→ **DATA**
===============

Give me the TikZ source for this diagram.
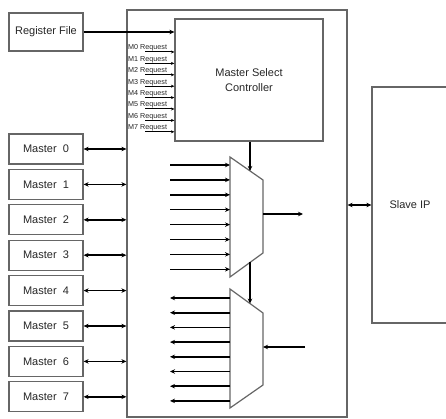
\documentclass[tikz,border=0pt]{standalone}
\usepackage{fontspec}
\setmainfont{Liberation Sans}
\usetikzlibrary{positioning,arrows.meta,calc}

\begin{document}
\begin{tikzpicture}[
    x=1pt, y=-1pt,
    font=\fontsize{11}{13}\selectfont,
    box/.style={draw, black!60, line width=1.2pt, text=black!85, align=center, inner sep=2pt},
    mbox/.style={box, minimum width=74pt, minimum height=30pt},
    bus/.style={{Stealth[length=5pt,width=4.5pt]}-{Stealth[length=5pt,width=4.5pt]}, line width=1.6pt},
    sig/.style={-{Stealth[length=5pt,width=4.5pt]}, line width=1.6pt},
    req/.style={-{Stealth[length=3.5pt,width=3pt]}, line width=1pt},
    mux/.style={draw, black!60, line width=1.2pt, fill=white},
    rq/.style={anchor=south west, inner sep=0.5pt, text=black!85,
               font=\fontsize{7.2}{8}\selectfont},
  ]
  \clip (0,0) rectangle (446,419);

  % --- Interconnect frame and slave ---
  \node[box, minimum width=220pt, minimum height=407pt] (fab) at (237,213.5) {};
  \node[box, minimum width=76pt, minimum height=236pt] (slave) at (410,205) {Slave IP};
  \draw[bus] (slave.west) -- (slave.west -| fab.east);

  % --- Register file and select controller ---
  \node[box, minimum width=74pt, minimum height=38pt] (reg) at (46,32) {Register File};
  \node[box, minimum width=148pt, minimum height=122pt] (ctrl) at (249,80)
    {Master Select\\[2pt]Controller};
  \draw[sig] (reg.east) -- (reg.east -| ctrl.west);

  \foreach \i in {0,...,7} {
    \coordinate (r\i) at (145,52+11.4*\i);
    \node[rq] (rl\i) at (127.5,52+11.4*\i) {M\i\ Request};
    \draw[req] (r\i) -- (r\i -| ctrl.west);
  }

  % --- Masters ---
  \foreach \i in {0,...,7} {
    \node[mbox] (m\i) at (46,149+35.4*\i) {Master\ \ \i};
    \draw[bus] (m\i.east) -- (m\i.east -| fab.west);
  }

  % --- Upper mux (master -> slave) ---
  \coordinate (ua) at (230,157); \coordinate (ub) at (263,180);
  \coordinate (uc) at (263,253); \coordinate (ud) at (230,277);
  \draw[mux] (ua) -- (ub) -- (uc) -- (ud) -- cycle;
  \foreach \i in {0,...,7} {
    \coordinate (ui\i) at (170,165+14.9*\i);
    \draw[sig] (ui\i) -- (ui\i -| ua);
  }
  \coordinate (usel) at ($(ua)!20/33!(ub)$);
  \draw[sig] (ctrl.south -| usel) -- (usel);
  \coordinate (uout) at (303,214);
  \draw[sig] (uout -| ub) -- (uout);

  % --- Lower mux (slave -> master) ---
  \coordinate (la) at (230,289); \coordinate (lb) at (263,313);
  \coordinate (lc) at (263,385); \coordinate (ld) at (230,408);
  \draw[mux] (la) -- (lb) -- (lc) -- (ld) -- cycle;
  \foreach \i in {0,...,7} {
    \coordinate (lo\i) at (170,298+14.7*\i);
    \draw[sig] (lo\i -| la) -- (lo\i);
  }
  \coordinate (ubot) at ($(ud)!20/33!(uc)$);
  \coordinate (lsel) at ($(la)!20/33!(lb)$);
  \draw[sig] (ubot) -- (lsel);
  \coordinate (lin) at (305,347);
  \draw[sig] (lin) -- (lin -| lb);
\end{tikzpicture}
\end{document}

===============

→ **TASK DIRECTIONS**
Only the lines from the top of the data through the line with "(slave.west -| fab.east);" should be quoted, exactly and with both ends kept; skip the pictures.

→ **ANSWER FOR THIS EXERCISE**
Give me the TikZ source for this diagram.
\documentclass[tikz,border=0pt]{standalone}
\usepackage{fontspec}
\setmainfont{Liberation Sans}
\usetikzlibrary{positioning,arrows.meta,calc}

\begin{document}
\begin{tikzpicture}[
    x=1pt, y=-1pt,
    font=\fontsize{11}{13}\selectfont,
    box/.style={draw, black!60, line width=1.2pt, text=black!85, align=center, inner sep=2pt},
    mbox/.style={box, minimum width=74pt, minimum height=30pt},
    bus/.style={{Stealth[length=5pt,width=4.5pt]}-{Stealth[length=5pt,width=4.5pt]}, line width=1.6pt},
    sig/.style={-{Stealth[length=5pt,width=4.5pt]}, line width=1.6pt},
    req/.style={-{Stealth[length=3.5pt,width=3pt]}, line width=1pt},
    mux/.style={draw, black!60, line width=1.2pt, fill=white},
    rq/.style={anchor=south west, inner sep=0.5pt, text=black!85,
               font=\fontsize{7.2}{8}\selectfont},
  ]
  \clip (0,0) rectangle (446,419);

  % --- Interconnect frame and slave ---
  \node[box, minimum width=220pt, minimum height=407pt] (fab) at (237,213.5) {};
  \node[box, minimum width=76pt, minimum height=236pt] (slave) at (410,205) {Slave IP};
  \draw[bus] (slave.west) -- (slave.west -| fab.east);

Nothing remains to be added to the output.